[Source code of charts]
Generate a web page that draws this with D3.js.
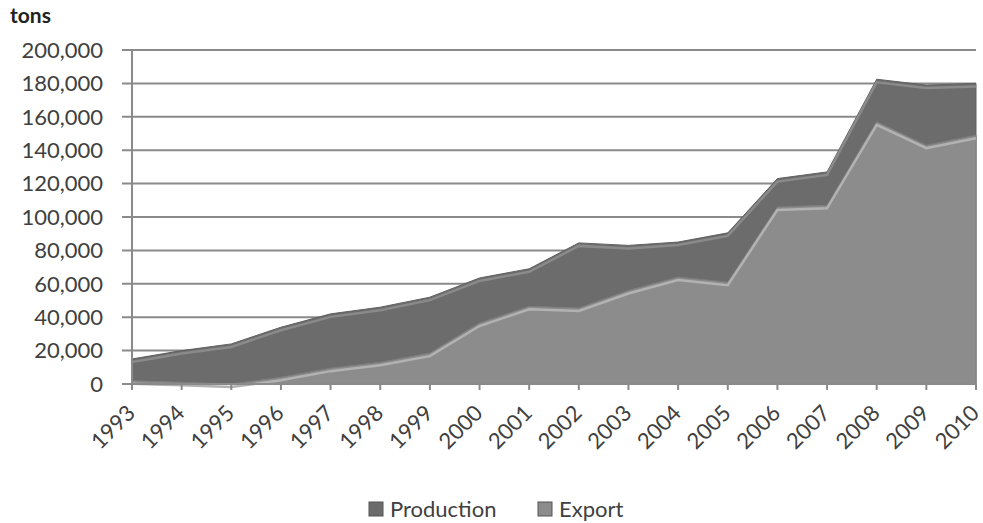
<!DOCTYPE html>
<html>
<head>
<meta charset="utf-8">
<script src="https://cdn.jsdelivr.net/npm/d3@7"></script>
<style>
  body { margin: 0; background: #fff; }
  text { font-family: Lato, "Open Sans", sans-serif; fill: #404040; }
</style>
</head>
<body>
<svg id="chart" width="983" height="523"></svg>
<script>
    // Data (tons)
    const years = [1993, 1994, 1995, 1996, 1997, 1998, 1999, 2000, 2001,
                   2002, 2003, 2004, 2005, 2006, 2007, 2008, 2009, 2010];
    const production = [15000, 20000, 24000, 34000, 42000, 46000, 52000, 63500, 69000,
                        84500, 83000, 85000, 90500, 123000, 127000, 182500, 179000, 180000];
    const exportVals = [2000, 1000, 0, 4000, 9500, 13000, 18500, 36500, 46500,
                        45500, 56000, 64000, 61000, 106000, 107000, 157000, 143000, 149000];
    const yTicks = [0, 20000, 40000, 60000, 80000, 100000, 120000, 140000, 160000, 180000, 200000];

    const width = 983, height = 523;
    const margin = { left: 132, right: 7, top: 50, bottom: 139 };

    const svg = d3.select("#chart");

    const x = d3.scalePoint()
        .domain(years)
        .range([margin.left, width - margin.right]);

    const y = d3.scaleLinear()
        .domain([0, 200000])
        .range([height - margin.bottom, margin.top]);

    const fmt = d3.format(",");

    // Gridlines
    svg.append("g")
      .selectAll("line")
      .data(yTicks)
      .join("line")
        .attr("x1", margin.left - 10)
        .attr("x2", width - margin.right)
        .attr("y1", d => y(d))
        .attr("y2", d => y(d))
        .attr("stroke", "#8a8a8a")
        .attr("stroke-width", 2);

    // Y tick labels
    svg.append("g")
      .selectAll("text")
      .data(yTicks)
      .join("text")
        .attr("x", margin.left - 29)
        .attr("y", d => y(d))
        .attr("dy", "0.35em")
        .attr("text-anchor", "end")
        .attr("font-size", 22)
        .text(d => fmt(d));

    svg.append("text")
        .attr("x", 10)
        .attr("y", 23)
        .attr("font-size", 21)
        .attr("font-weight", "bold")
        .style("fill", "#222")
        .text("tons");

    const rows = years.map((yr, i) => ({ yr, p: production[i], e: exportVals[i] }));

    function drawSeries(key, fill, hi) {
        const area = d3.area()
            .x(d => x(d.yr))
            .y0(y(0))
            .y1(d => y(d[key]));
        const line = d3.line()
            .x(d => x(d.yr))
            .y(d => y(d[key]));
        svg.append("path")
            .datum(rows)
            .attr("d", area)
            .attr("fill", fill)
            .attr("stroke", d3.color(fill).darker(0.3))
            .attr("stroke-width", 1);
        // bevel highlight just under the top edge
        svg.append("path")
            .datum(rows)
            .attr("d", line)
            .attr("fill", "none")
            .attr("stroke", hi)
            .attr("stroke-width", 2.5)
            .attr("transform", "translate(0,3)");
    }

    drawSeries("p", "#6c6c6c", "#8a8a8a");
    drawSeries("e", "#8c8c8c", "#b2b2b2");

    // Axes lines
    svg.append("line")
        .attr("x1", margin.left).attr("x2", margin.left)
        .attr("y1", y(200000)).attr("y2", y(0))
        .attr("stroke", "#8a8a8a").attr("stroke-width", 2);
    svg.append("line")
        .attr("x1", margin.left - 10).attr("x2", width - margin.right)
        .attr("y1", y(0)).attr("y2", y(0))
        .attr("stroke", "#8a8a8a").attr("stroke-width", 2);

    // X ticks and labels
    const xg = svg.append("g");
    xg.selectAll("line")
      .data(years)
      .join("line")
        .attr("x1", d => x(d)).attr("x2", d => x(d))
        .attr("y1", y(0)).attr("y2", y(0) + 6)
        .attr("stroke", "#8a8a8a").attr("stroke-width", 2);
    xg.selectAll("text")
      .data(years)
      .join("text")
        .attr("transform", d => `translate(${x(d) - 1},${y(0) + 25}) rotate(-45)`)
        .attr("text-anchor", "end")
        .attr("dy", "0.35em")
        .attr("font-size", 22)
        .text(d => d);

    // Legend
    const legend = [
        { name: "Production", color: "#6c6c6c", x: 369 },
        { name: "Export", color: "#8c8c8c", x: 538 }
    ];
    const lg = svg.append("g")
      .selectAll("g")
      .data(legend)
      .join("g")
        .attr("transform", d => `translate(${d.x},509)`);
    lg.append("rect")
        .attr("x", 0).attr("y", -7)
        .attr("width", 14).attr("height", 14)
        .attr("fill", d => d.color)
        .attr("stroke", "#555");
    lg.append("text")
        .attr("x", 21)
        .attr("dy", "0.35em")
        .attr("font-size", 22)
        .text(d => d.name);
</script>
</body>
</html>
==
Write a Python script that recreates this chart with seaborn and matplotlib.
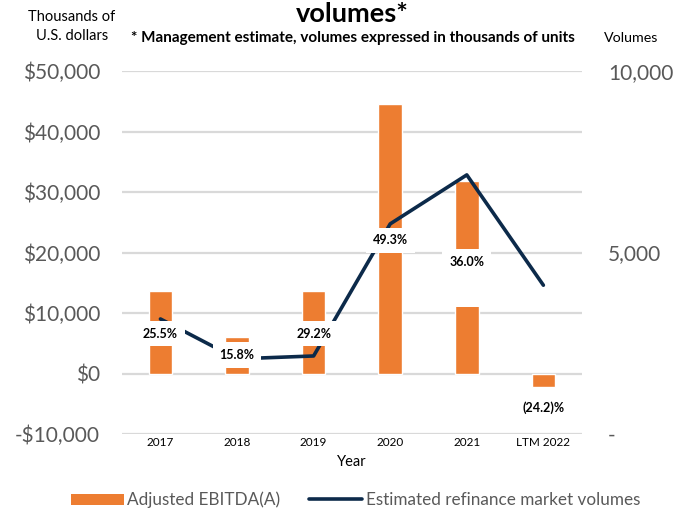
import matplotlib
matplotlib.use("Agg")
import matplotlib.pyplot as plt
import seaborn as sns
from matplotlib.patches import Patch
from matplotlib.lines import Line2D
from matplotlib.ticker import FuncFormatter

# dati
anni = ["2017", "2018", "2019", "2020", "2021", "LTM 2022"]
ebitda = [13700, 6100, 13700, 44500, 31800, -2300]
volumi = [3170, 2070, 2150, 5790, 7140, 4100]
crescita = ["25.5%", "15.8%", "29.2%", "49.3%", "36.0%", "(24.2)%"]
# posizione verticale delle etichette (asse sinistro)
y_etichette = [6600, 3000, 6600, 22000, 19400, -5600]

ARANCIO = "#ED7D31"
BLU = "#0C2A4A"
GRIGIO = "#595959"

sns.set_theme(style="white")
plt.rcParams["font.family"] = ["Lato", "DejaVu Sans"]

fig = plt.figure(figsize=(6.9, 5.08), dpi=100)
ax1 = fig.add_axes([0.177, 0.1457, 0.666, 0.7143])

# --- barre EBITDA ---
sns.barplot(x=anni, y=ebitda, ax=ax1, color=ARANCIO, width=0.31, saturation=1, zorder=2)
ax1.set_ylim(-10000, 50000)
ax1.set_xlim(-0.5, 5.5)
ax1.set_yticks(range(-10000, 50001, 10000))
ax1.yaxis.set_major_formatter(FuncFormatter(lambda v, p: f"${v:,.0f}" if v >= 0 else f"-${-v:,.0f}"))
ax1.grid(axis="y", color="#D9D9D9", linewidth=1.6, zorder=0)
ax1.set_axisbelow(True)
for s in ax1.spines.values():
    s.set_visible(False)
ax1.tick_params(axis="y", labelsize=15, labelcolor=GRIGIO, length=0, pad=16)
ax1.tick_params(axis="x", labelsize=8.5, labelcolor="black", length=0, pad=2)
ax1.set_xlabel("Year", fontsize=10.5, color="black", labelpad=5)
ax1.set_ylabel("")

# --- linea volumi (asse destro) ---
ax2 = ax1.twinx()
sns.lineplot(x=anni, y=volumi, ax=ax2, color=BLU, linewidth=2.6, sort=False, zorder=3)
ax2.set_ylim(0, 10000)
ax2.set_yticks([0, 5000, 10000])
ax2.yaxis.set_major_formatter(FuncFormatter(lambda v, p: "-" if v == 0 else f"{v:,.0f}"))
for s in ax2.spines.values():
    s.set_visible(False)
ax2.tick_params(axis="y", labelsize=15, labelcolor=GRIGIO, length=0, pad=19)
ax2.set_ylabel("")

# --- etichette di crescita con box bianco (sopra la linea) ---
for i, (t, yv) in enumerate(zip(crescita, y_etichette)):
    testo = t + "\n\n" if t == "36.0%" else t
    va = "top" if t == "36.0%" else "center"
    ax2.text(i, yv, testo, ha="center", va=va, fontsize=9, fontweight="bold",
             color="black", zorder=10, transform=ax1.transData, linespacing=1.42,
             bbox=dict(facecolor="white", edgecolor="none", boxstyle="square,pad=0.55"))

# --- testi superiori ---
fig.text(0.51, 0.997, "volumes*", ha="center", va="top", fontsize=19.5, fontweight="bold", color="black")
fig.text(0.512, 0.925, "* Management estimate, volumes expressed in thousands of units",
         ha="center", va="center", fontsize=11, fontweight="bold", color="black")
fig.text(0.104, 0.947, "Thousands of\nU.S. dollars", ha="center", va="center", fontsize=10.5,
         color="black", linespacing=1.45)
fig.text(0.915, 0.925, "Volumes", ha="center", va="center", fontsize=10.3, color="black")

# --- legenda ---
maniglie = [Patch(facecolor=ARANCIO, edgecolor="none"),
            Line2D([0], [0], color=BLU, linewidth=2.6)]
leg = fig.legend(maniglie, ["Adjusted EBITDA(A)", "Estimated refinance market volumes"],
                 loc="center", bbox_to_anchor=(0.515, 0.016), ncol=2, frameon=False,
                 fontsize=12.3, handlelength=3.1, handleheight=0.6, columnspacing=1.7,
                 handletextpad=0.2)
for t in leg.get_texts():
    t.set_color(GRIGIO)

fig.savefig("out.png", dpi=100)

--- Problem description ---
Count the lines above that contain the word "seaborn". Give only the number.

--- Exercise solution ---
2